What you should do - Please copy out exactly, and only, the lines between the line with "Generate a Python" and the line with "fontweight='bold', ha='center', va='center')", both included. Pictures are to be omitted.

Rows from a dataset of charts and code
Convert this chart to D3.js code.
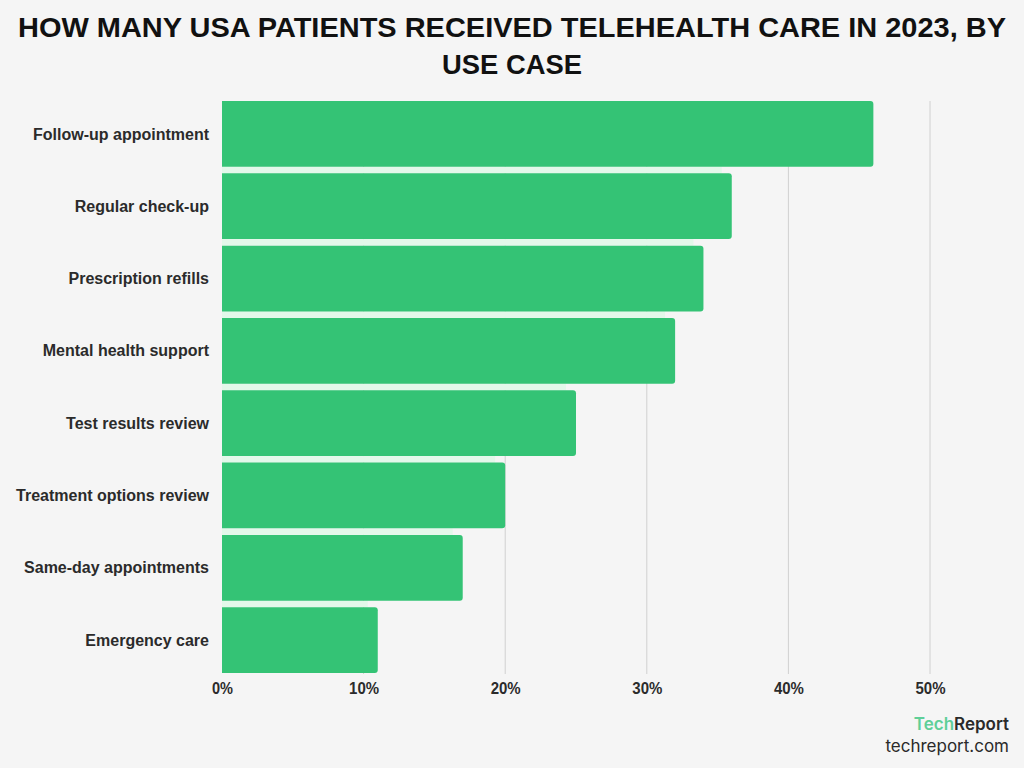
<!DOCTYPE html>
<html>
<head>
<meta charset="utf-8">
<script src="https://cdn.jsdelivr.net/npm/d3@7"></script>
<style>
  body { margin: 0; background: #f5f5f5; }
  svg { display: block; }
</style>
</head>
<body>
<svg id="chart" width="1024" height="768"></svg>
<script>
const categories = ["Follow-up appointment", "Regular check-up", "Prescription refills", "Mental health support",
  "Test results review", "Treatment options review", "Same-day appointments", "Emergency care"];
const values = [46, 36, 34, 32, 25, 20, 17, 11];
const ticks = [0, 10, 20, 30, 40, 50];

const svg = d3.select("#chart");
svg.append("rect").attr("width", 1024).attr("height", 768).attr("fill", "#f5f5f5");

/* title - narrow bold look */
const titleLines = [
  { text: "HOW MANY USA PATIENTS RECEIVED TELEHEALTH CARE IN 2023, BY", y: 37, w: 988 },
  { text: "USE CASE", y: 74, w: 140 }
];
svg.selectAll("text.title")
  .data(titleLines)
  .enter()
  .append("text")
  .attr("x", 512)
  .attr("y", d => d.y)
  .attr("text-anchor", "middle")
  .attr("textLength", d => d.w)
  .attr("lengthAdjust", "spacingAndGlyphs")
  .attr("font-family", "'Liberation Sans', Arial, sans-serif")
  .attr("font-weight", "bold")
  .attr("font-size", 28)
  .attr("fill", "#111")
  .text(d => d.text);

const x = d3.scaleLinear().domain([0, 50]).range([222, 930]);
const y = d3.scaleBand().domain(categories).range([101, 673]).paddingInner(0.09).paddingOuter(0);

/* grid */
svg.selectAll("line.grid")
  .data(ticks.slice(1))
  .enter()
  .append("line")
  .attr("x1", d => x(d)).attr("x2", d => x(d))
  .attr("y1", 101).attr("y2", 674)
  .attr("stroke", "#d0d0d0").attr("stroke-width", 1);

/* faint strip in gaps */
svg.selectAll("rect.gap")
  .data(values.slice(1))
  .enter()
  .append("rect")
  .attr("x", x(0))
  .attr("y", (d, i) => y(categories[i]) + y.bandwidth())
  .attr("width", (d, i) => x(Math.min(d, values[i])) - x(0) - 10)
  .attr("height", y.step() - y.bandwidth())
  .attr("fill", "#e3f8ea");

/* bars */
svg.selectAll("path.bar")
  .data(values)
  .enter()
  .append("path")
  .attr("d", (d, i) => {
    const x0 = x(0), x1 = x(d), y0 = y(categories[i]), h = y.bandwidth(), r = 3;
    return `M${x0},${y0}H${x1 - r}Q${x1},${y0} ${x1},${y0 + r}V${y0 + h - r}Q${x1},${y0 + h} ${x1 - r},${y0 + h}H${x0}Z`;
  })
  .attr("fill", "#34c375");

/* category labels */
svg.selectAll("text.cat")
  .data(categories)
  .enter()
  .append("text")
  .attr("x", 209)
  .attr("y", d => y(d) + y.bandwidth() / 2)
  .attr("dy", "0.35em")
  .attr("text-anchor", "end")
  .attr("font-family", "'Liberation Sans', Arial, sans-serif")
  .attr("font-weight", "bold")
  .attr("font-size", 16)
  .attr("fill", "#2b2b2b")
  .text(d => d);

/* x axis */
const xAxis = svg.append("g")
  .attr("transform", "translate(0,674)")
  .call(d3.axisBottom(x).tickValues(ticks).tickFormat(d => d + "%").tickSize(0).tickPadding(9));
xAxis.select(".domain").remove();
xAxis.selectAll("text")
  .attr("font-family", "'Liberation Sans', Arial, sans-serif")
  .attr("font-weight", "bold")
  .attr("font-size", 16)
  .attr("textLength", 30)
  .attr("lengthAdjust", "spacingAndGlyphs")
  .attr("fill", "#2b2b2b");
xAxis.selectAll("text").filter(d => d === 0).attr("textLength", 21);

/* logo */
const logo = svg.append("text")
  .attr("x", 1009).attr("y", 730)
  .attr("text-anchor", "end")
  .attr("font-family", "Inter, 'Noto Sans', sans-serif")
  .attr("font-weight", 600)
  .attr("font-size", 17);
logo.append("tspan").attr("fill", "#5fcf98").text("Tech");
logo.append("tspan").attr("fill", "#2a2a2a").text("Report");
svg.append("text")
  .attr("x", 1009).attr("y", 752)
  .attr("text-anchor", "end")
  .attr("font-family", "Inter, 'Noto Sans', sans-serif")
  .attr("font-size", 17)
  .attr("fill", "#2a2a2a")
  .text("techreport.com");
</script>
</body>
</html>
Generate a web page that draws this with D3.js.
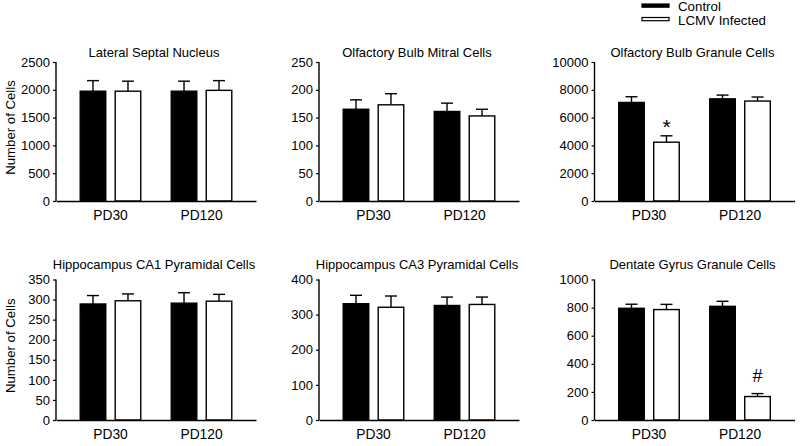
<!DOCTYPE html>
<html>
<head>
<meta charset="utf-8">
<script src="https://cdn.jsdelivr.net/npm/d3@7"></script>
<style>
  html, body { margin: 0; padding: 0; background: #fff; }
  svg { display: block; font-family: Arial, "Liberation Sans", Helvetica, sans-serif; }
</style>
</head>
<body>
<svg id="chart" width="800" height="446"></svg>
<script>
// ---------------- data ----------------
const groups = ["PD30", "PD120"];
const series = ["Control", "LCMV Infected"];
const panelTitles = [
  "Lateral Septal Nucleus",
  "Olfactory Bulb Mitral Cells",
  "Olfactory Bulb Granule Cells",
  "Hippocampus CA1  Pyramidal Cells",
  "Hippocampus CA3 Pyramidal Cells",
  "Dentate Gyrus Granule Cells"
];
const controlMeans = [[1975, 1975], [165, 161], [7090, 7350], [289, 291], [331, 326], [795, 809]];
const lcmvMeans    = [[1975, 1990], [173, 153], [4230, 7190], [297, 296], [321, 329], [786, 167]];
const controlErr   = [[190, 180], [17, 15], [410, 270], [21, 26], [24, 24], [29, 36]];
const lcmvErr      = [[180, 175], [20, 12], [460, 290], [17, 17], [32, 21], [37, 21]];
const yMax      = [2500, 250, 10000, 350, 400, 1000];
const tickStep  = [500, 50, 2000, 50, 100, 200];
const yLabels   = ["Number of Cells", "", "", "Number of Cells", "", ""];
// significance marks: [panel, series index, group index, symbol]
const marks = [[2, 1, 0, "*"], [5, 1, 1, "#"]];

// ---------------- layout ----------------
const svg = d3.select("#chart");
const colX = [56, 319, 594.5];
const rowTop = [62, 279.5];
const rowBottom = [201, 420];
const rowTitleY = [57, 268.5];
const plotW = 200;
const fills = ["#000", "#fff"];

panelTitles.forEach((title, p) => {
  const col = p % 3, row = Math.floor(p / 3);
  const x0 = colX[col], top = rowTop[row], bottom = rowBottom[row];
  const g = svg.append("g").attr("transform", `translate(${x0},0)`);

  const y = d3.scaleLinear().domain([0, yMax[p]]).range([bottom, top]);
  const xg = d3.scaleBand().domain(groups).range([0, plotW]).paddingInner(0.335).paddingOuter(0.266);
  const xs = d3.scaleBand().domain(series).range([0, xg.bandwidth()]).paddingInner(0.27).paddingOuter(0);

  const data = [];
  groups.forEach((grp, gi) => {
    series.forEach((s, si) => {
      const mean = si === 0 ? controlMeans[p][gi] : lcmvMeans[p][gi];
      const err = si === 0 ? controlErr[p][gi] : lcmvErr[p][gi];
      data.push({ grp, gi, s, si, mean, err });
    });
  });

  // error bars (one-sided, upward)
  const capHalf = 6;
  data.forEach(d => {
    const cx = xg(d.grp) + xs(d.s) + xs.bandwidth() / 2;
    g.append("line").attr("x1", cx).attr("x2", cx)
      .attr("y1", y(d.mean)).attr("y2", y(d.mean + d.err))
      .attr("stroke", "#000").attr("stroke-width", 1.4);
    g.append("line").attr("x1", cx - capHalf).attr("x2", cx + capHalf)
      .attr("y1", y(d.mean + d.err)).attr("y2", y(d.mean + d.err))
      .attr("stroke", "#000").attr("stroke-width", 1.4);
  });

  // bars
  g.selectAll("rect.bar").data(data).enter().append("rect")
    .attr("class", "bar")
    .attr("x", d => xg(d.grp) + xs(d.s))
    .attr("width", xs.bandwidth())
    .attr("y", d => y(d.mean))
    .attr("height", d => y(0) - y(d.mean))
    .attr("fill", d => fills[d.si])
    .attr("stroke", "#000").attr("stroke-width", 1.4);

  // y axis
  const ticks = d3.range(0, yMax[p] + 1e-9, tickStep[p]);
  const yAxis = g.append("g").call(d3.axisLeft(y).tickValues(ticks).tickSize(3).tickPadding(3).tickFormat(d3.format("d")));
  yAxis.select(".domain").attr("stroke-width", 1.4).attr("d", `M0,${y(0)}V${y(yMax[p])}`);
  yAxis.selectAll(".tick line").attr("stroke-width", 1.2);
  yAxis.selectAll("text").attr("font-size", 13).attr("fill", "#000")
    .attr("font-family", "Arial, 'Liberation Sans', sans-serif");

  // x axis
  const xAxis = g.append("g").attr("transform", `translate(0,${bottom})`)
    .call(d3.axisBottom(xg).tickSize(0).tickPadding(9));
  xAxis.select(".domain").attr("stroke-width", 1.4);
  xAxis.selectAll("text").attr("font-size", 13.8).attr("fill", "#000")
    .attr("font-family", "Arial, 'Liberation Sans', sans-serif");

  // title
  g.append("text").attr("x", plotW / 2 - 2).attr("y", rowTitleY[row])
    .attr("text-anchor", "middle").attr("font-size", 13).text(title);

  // y label
  if (yLabels[p]) {
    svg.append("text")
      .attr("transform", `translate(${x0 - 41},${(top + bottom) / 2 - 4}) rotate(-90)`)
      .attr("text-anchor", "middle").attr("font-size", 13.2).text(yLabels[p]);
  }

  // significance marks
  marks.filter(m => m[0] === p).forEach(m => {
    const d = data.find(dd => dd.si === m[1] && dd.gi === m[2]);
    const cx = xg(d.grp) + xs(d.s) + xs.bandwidth() / 2;
    const yy = y(d.mean + d.err);
    g.append("text").attr("x", cx).attr("y", m[3] === "*" ? yy - 2 : yy - 12)
      .attr("text-anchor", "middle")
      .attr("font-size", m[3] === "*" ? 21 : 18)
      .text(m[3]);
  });
});

// legend
const legend = svg.append("g").attr("transform", "translate(642,0)");
series.forEach((s, i) => {
  legend.append("rect").attr("x", 0).attr("y", 4 + i * 13.5).attr("width", 27).attr("height", 3.2)
    .attr("fill", fills[i]).attr("stroke", "#000").attr("stroke-width", 1.2);
  legend.append("text").attr("x", 36).attr("y", 10.5 + i * 14.5)
    .attr("font-size", 13.3).text(s);
});
</script>
</body>
</html>
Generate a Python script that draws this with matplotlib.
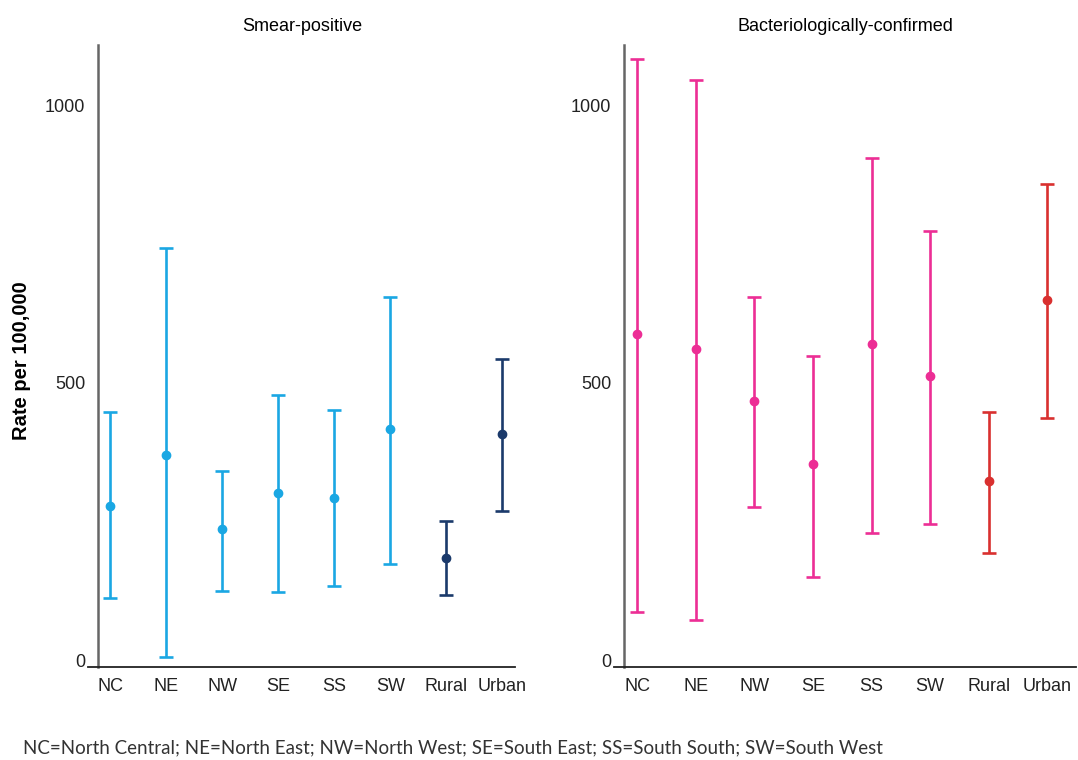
import matplotlib.pyplot as plt

regions = ['NC', 'NE', 'NW', 'SE', 'SS', 'SW', 'Rural', 'Urban']

# smear-positive: point estimate and 95% interval
smear_mid = [279, 370, 237, 302, 293, 417, 185, 408]
smear_lo = [113, 7, 126, 124, 135, 174, 119, 270]
smear_hi = [448, 743, 342, 478, 451, 655, 252, 543]

# bacteriologically-confirmed
bact_mid = [588, 561, 468, 354, 570, 513, 324, 649]
bact_lo = [88, 74, 277, 151, 230, 246, 194, 437]
bact_hi = [1083, 1045, 655, 549, 905, 773, 448, 858]

smear_colors = ['#1aa7e3'] * 6 + ['#1b3a6b'] * 2
bact_colors = ['#ec2e95'] * 6 + ['#d9302f'] * 2

plt.rcParams['font.family'] = ['Liberation Sans', 'DejaVu Sans']

fig = plt.figure(figsize=(10.78, 7.6), dpi=100)
ax1 = fig.add_axes([0.082, 0.1224, 0.396, 0.8184])
ax2 = fig.add_axes([0.570, 0.1224, 0.428, 0.8184])


def draw(ax, mid, lo, hi, colors, title, xmin, xmax, spine_x):
    for i in range(len(regions)):
        ax.errorbar(i, mid[i], yerr=[[mid[i] - lo[i]], [hi[i] - mid[i]]],
                    fmt='o', color=colors[i], ecolor=colors[i],
                    elinewidth=1.9, capsize=5, capthick=1.9, markersize=6)
    ax.set_xlim(xmin, xmax)
    ax.set_ylim(-11, 1108)
    ax.set_xticks(range(len(regions)))
    ax.set_xticklabels(regions)
    ax.set_yticks([0, 500, 1000])
    ax.tick_params(axis='both', length=0, labelsize=13, colors='#222222')
    ax.tick_params(axis='y', pad=9.5)
    ax.tick_params(axis='x', pad=8)
    ax.spines['top'].set_visible(False)
    ax.spines['right'].set_visible(False)
    ax.spines['left'].set_position(('data', spine_x))
    ax.spines['left'].set_color('#666666')
    ax.spines['left'].set_linewidth(1.8)
    ax.spines['bottom'].set_color('#222222')
    ax.spines['bottom'].set_linewidth(1.3)
    ax.set_title(title, fontsize=13, pad=10)


draw(ax1, smear_mid, smear_lo, smear_hi, smear_colors, 'Smear-positive', -0.39, 7.23, -0.21)
draw(ax2, bact_mid, bact_lo, bact_hi, bact_colors, 'Bacteriologically-confirmed', -0.39, 7.49, -0.22)

fig.text(0.020, 0.525, 'Rate per 100,000', rotation=90, fontsize=14.5,
         fontweight='bold', ha='center', va='center')

fig.text(0.021, 0.0158, 'NC=North Central; NE=North East; NW=North West; SE=South East; '
         'SS=South South; SW=South West', fontsize=13.5, color='#333333',
         va='center', family=['Lato', 'DejaVu Sans'])

fig.savefig('out.png', dpi=100)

Written answer -
Generate a Python script that draws this with matplotlib.
import matplotlib.pyplot as plt

regions = ['NC', 'NE', 'NW', 'SE', 'SS', 'SW', 'Rural', 'Urban']

# smear-positive: point estimate and 95% interval
smear_mid = [279, 370, 237, 302, 293, 417, 185, 408]
smear_lo = [113, 7, 126, 124, 135, 174, 119, 270]
smear_hi = [448, 743, 342, 478, 451, 655, 252, 543]

# bacteriologically-confirmed
bact_mid = [588, 561, 468, 354, 570, 513, 324, 649]
bact_lo = [88, 74, 277, 151, 230, 246, 194, 437]
bact_hi = [1083, 1045, 655, 549, 905, 773, 448, 858]

smear_colors = ['#1aa7e3'] * 6 + ['#1b3a6b'] * 2
bact_colors = ['#ec2e95'] * 6 + ['#d9302f'] * 2

plt.rcParams['font.family'] = ['Liberation Sans', 'DejaVu Sans']

fig = plt.figure(figsize=(10.78, 7.6), dpi=100)
ax1 = fig.add_axes([0.082, 0.1224, 0.396, 0.8184])
ax2 = fig.add_axes([0.570, 0.1224, 0.428, 0.8184])


def draw(ax, mid, lo, hi, colors, title, xmin, xmax, spine_x):
    for i in range(len(regions)):
        ax.errorbar(i, mid[i], yerr=[[mid[i] - lo[i]], [hi[i] - mid[i]]],
                    fmt='o', color=colors[i], ecolor=colors[i],
                    elinewidth=1.9, capsize=5, capthick=1.9, markersize=6)
    ax.set_xlim(xmin, xmax)
    ax.set_ylim(-11, 1108)
    ax.set_xticks(range(len(regions)))
    ax.set_xticklabels(regions)
    ax.set_yticks([0, 500, 1000])
    ax.tick_params(axis='both', length=0, labelsize=13, colors='#222222')
    ax.tick_params(axis='y', pad=9.5)
    ax.tick_params(axis='x', pad=8)
    ax.spines['top'].set_visible(False)
    ax.spines['right'].set_visible(False)
    ax.spines['left'].set_position(('data', spine_x))
    ax.spines['left'].set_color('#666666')
    ax.spines['left'].set_linewidth(1.8)
    ax.spines['bottom'].set_color('#222222')
    ax.spines['bottom'].set_linewidth(1.3)
    ax.set_title(title, fontsize=13, pad=10)


draw(ax1, smear_mid, smear_lo, smear_hi, smear_colors, 'Smear-positive', -0.39, 7.23, -0.21)
draw(ax2, bact_mid, bact_lo, bact_hi, bact_colors, 'Bacteriologically-confirmed', -0.39, 7.49, -0.22)

fig.text(0.020, 0.525, 'Rate per 100,000', rotation=90, fontsize=14.5,
         fontweight='bold', ha='center', va='center')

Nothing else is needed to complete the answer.